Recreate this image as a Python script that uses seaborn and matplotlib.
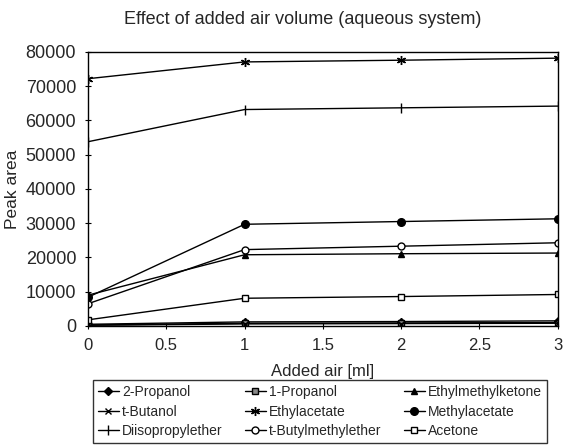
import matplotlib
matplotlib.use("Agg")
import matplotlib.pyplot as plt
import seaborn as sns
import pandas as pd

x_air = [0, 1, 2, 3]
propanol2 = [500, 1200, 1300, 1500]
propanol1 = [300, 800, 900, 1000]
emk = [9000, 20800, 21100, 21300]
tbutanol = [200, 600, 700, 800]
ethylacetate = [72200, 77100, 77600, 78200]
methylacetate = [8400, 29700, 30500, 31300]
diisopropylether = [53800, 63200, 63700, 64200]
tbme = [6500, 22300, 23300, 24300]
acetone = [1800, 8100, 8600, 9200]

names = ["2-Propanol", "1-Propanol", "Ethylmethylketone", "t-Butanol", "Ethylacetate",
         "Methylacetate", "Diisopropylether", "t-Butylmethylether", "Acetone"]
series = [propanol2, propanol1, emk, tbutanol, ethylacetate, methylacetate,
          diisopropylether, tbme, acetone]
styles = {
    "2-Propanol": dict(marker="D", mfc="black", ms=4.5),
    "1-Propanol": dict(marker="s", mfc="#888888", ms=4.5),
    "Ethylmethylketone": dict(marker="^", mfc="black", ms=5),
    "t-Butanol": dict(marker="x", mfc="black", ms=5),
    "Ethylacetate": dict(marker=(6, 2, 0), mfc="black", ms=6.5),
    "Methylacetate": dict(marker="o", mfc="black", ms=5.5),
    "Diisopropylether": dict(marker="|", mfc="black", ms=7),
    "t-Butylmethylether": dict(marker="o", mfc="white", ms=5),
    "Acetone": dict(marker="s", mfc="white", ms=5),
}

sns.set_style("white")
plt.rcParams["font.family"] = ["Liberation Sans", "DejaVu Sans"]

fig = plt.figure(figsize=(5.64, 4.47), dpi=100)
ax = fig.add_axes([0.156, 0.2707, 0.833, 0.613])

for n, s in zip(names, series):
    df = pd.DataFrame({"x": x_air, "y": s})
    st = styles[n]
    sns.lineplot(data=df, x="x", y="y", ax=ax, color="black", lw=1.0,
                 marker=st["marker"], markerfacecolor=st["mfc"],
                 markeredgecolor="black", markeredgewidth=1.0, markersize=st["ms"],
                 label=n)

h, l = ax.get_legend_handles_labels()
hd = dict(zip(l, h))
order = ["2-Propanol", "t-Butanol", "Diisopropylether",
         "1-Propanol", "Ethylacetate", "t-Butylmethylether",
         "Ethylmethylketone", "Methylacetate", "Acetone"]
ax.legend([hd[o] for o in order], order, ncol=3, loc="upper center",
          bbox_to_anchor=(0.494, -0.198), frameon=True, fancybox=False,
          edgecolor="black", fontsize=10, handlelength=1.5,
          columnspacing=1.6, handletextpad=0.25, labelspacing=0.4,
          borderpad=0.35, borderaxespad=0)

ax.set_xlim(0, 3)
ax.set_ylim(0, 80000)
ax.set_xticks([0, 0.5, 1, 1.5, 2, 2.5, 3])
ax.set_xticklabels(["0", "0.5", "1", "1.5", "2", "2.5", "3"])
ax.set_yticks(range(0, 80001, 10000))
ax.tick_params(axis="both", labelsize=12, direction="inout", length=5,
               width=0.8, color="black", bottom=True, left=True, pad=6)
ax.tick_params(axis="y", labelsize=13)
for sp in ax.spines.values():
    sp.set_color("black")
    sp.set_linewidth(1.0)
ax.set_xlabel("Added air [ml]", fontsize=12, labelpad=8)
ax.set_ylabel("Peak area", fontsize=12.5)
fig.text(0.536, 0.957, "Effect of added air volume (aqueous system)",
         ha="center", va="center", fontsize=13)

fig.savefig("out.png", dpi=100)
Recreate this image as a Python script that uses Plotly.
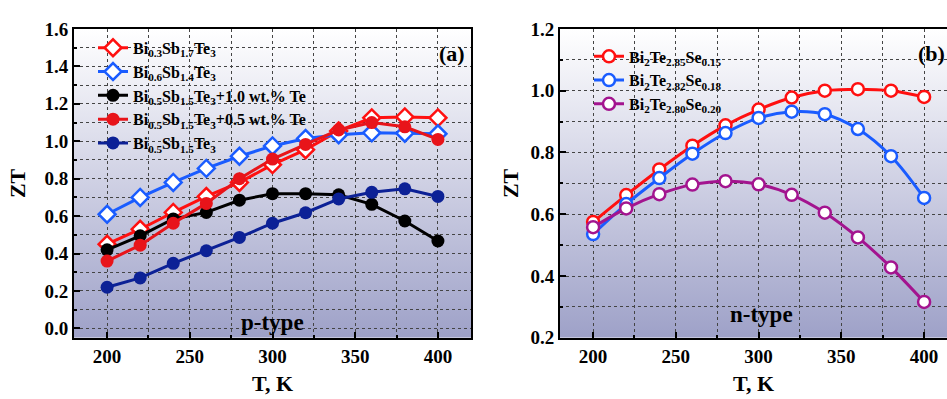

* **WHAT IS NEEDED**
Everything from the first line of the entries through the line that contains "acetone = [1800, 8100, 8600, 9200]" is to be reproduced exactly, except the pictures.

* **CORRECT RESPONSE**
Recreate this image as a Python script that uses seaborn and matplotlib.
import matplotlib
matplotlib.use("Agg")
import matplotlib.pyplot as plt
import seaborn as sns
import pandas as pd

x_air = [0, 1, 2, 3]
propanol2 = [500, 1200, 1300, 1500]
propanol1 = [300, 800, 900, 1000]
emk = [9000, 20800, 21100, 21300]
tbutanol = [200, 600, 700, 800]
ethylacetate = [72200, 77100, 77600, 78200]
methylacetate = [8400, 29700, 30500, 31300]
diisopropylether = [53800, 63200, 63700, 64200]
tbme = [6500, 22300, 23300, 24300]
acetone = [1800, 8100, 8600, 9200]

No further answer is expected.